Prêts, dons, ou investissements privés ? La nature des financements en débat
Au-delà des montants, la nature des financements pour le NCQG est un sujet de tension. Les pays développés plaident pour des financements sous forme de prêts et d’investissements privés, tandis que les pays africains insistent sur l’importance des dons, plus adaptés à leur situation économique. Les prêts risquent d’aggraver l’endettement des pays vulnérables, alors que des dons offriraient un soutien direct sans implication de remboursement. Pour les nations africaines, la nature des financements est donc aussi cruciale que les montants proposés.
Un autre enjeu critique est la proposition des pays développés d’élargir la base des contributeurs, en intégrant des pays comme la Chine, la Russie, l’Arabie saoudite et les Émirats arabes unis, considérés comme de « nouveaux pollueurs ». Les pays africains, qui maintiennent des relations économiques stratégiques avec la Chine, refusent cependant de soutenir cette proposition, craignant de fragiliser leurs partenariats. « Nous ne voulons pas nous mettre la Chine à dos », a confié un négociateur africain, rappelant que l’Afrique fait partie du G77, un groupe de pays en développement dans lequel la Chine est un acteur influent.

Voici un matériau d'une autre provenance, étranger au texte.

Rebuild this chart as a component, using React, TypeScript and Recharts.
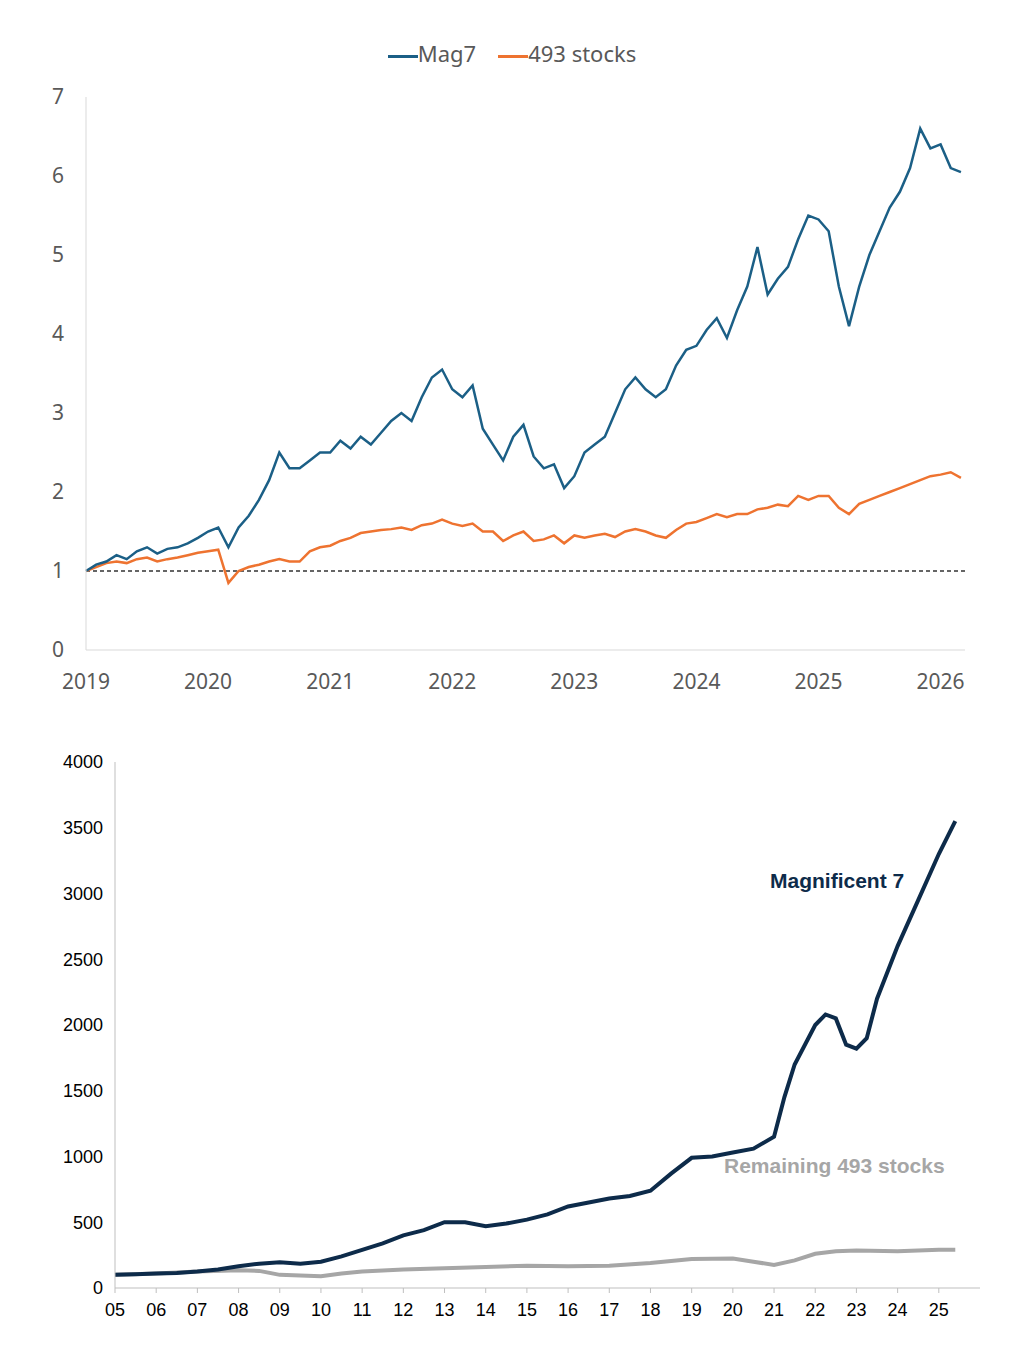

L’Afrique peut-elle obtenir un engagement financier ambitieux ?
À Bakou, l’Afrique est confrontée à un défi de taille : faire entendre ses besoins dans un contexte international incertain. La demande de 1 300 milliards de dollars par an est ambitieuse, mais reflète les besoins réels d’un continent de plus en plus exposé aux conséquences des changements climatiques. Face aux absences notables de plusieurs dirigeants occidentaux et aux pressions pour inclure de nouveaux contributeurs, les négociateurs africains devront faire preuve de stratégie pour obtenir des résultats concrets.
La COP29 représente donc un tournant pour les pays africains, qui cherchent à renforcer leurs capacités d’adaptation aux impacts climatiques. Les jours à venir seront décisifs pour déterminer si le continent obtiendra le soutien nécessaire pour répondre aux défis environnementaux et socio-économiques qui se profilent.
Un front uni pour le climat et l’avenir de l’Afrique
L’Afrique est un acteur de plus en plus incontournable dans les discussions climatiques internationales. Avec ses ressources naturelles, ses initiatives locales pour la transition écologique et ses vulnérabilités face au réchauffement, le continent doit être au centre des priorités financières mondiales. À Bakou, les leaders africains défendent un futur dans lequel le financement climatique est une réalité concrète et équitable, capable de transformer les défis climatiques en opportunités pour un développement durable.
La COP29 est l’occasion pour le monde de reconnaître les efforts de l’Afrique et de traduire en actes les engagements de solidarité internationale. Dans les jours à venir, les négociateurs africains continueront de défendre cette vision, déterminés à obtenir le soutien qu’exige le continent pour bâtir un avenir résilient face aux changements climatiques.